The movement needs to include all who are opposed to mandatory detention, regardless of how they relate to the ALP. Decisions also need to be in the hands of the groups themselves, not imposed from Sydney on the rest of the movement. Conflicting views can be debated within the groups or parties involved, but the terms and limits of debate cannot be set by any particular body. This is simply not possible with such a diverse movement, which has no national structure to facilitate differences that arise.
Despite the length of time that the refugee movement has been in existence, it is still fledgling and not developed enough to settle these questions through protracted debates. Only the practice of struggle will determine the correct approach. The movement’s leaders can influence the positions taken during the campaign only by example and not by decree.
What is obvious to most participants is that the movement needs to be completely independent of the two major parties, but it is not at the stage where it can draw up its own program of action to change society and compete for power. That is why the tactics of the united front are so important.

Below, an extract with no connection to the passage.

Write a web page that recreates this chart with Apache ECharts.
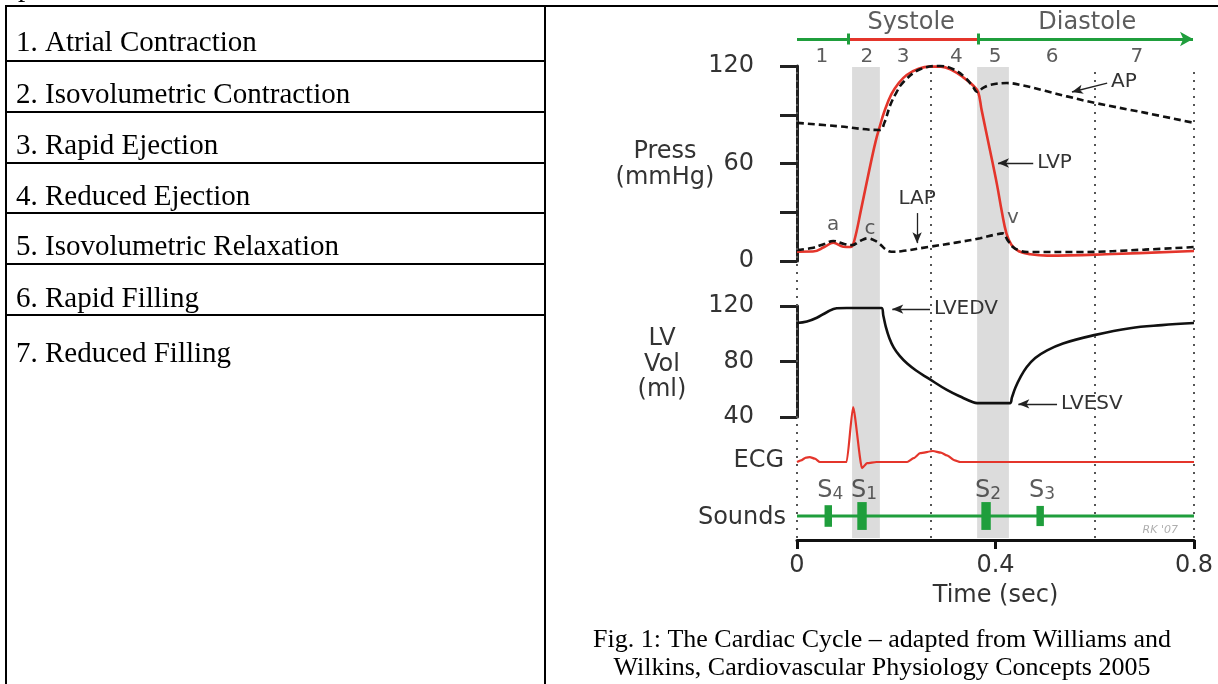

The tactic of the united front has its historical origin in the practice of the Bolshevik party, but it is also used by many different groupings involved in campaigns for social justice today. Revolutionary socialists are a tiny minority with few connections to any mass base among the working class. The united front offers a method of working with larger numbers of non-revolutionary workers and their allies. It inherently means seeking agreements with non revolutionary political forces. It is not an end in itself, but a means to unify and mobilise as many people as possible drawing them away from the influence of pro-capitalist leaders, advancing their consciousness through experience in action. Whilst the goal is to win workers to revolutionary politics and an understanding of the correct line of march, there is no precondition on who to work with (or what they might think of the ALP) except common agreement with the basic objectives of the campaign.
[Andrew Martin is an activist with RRAN and member of the RSP.]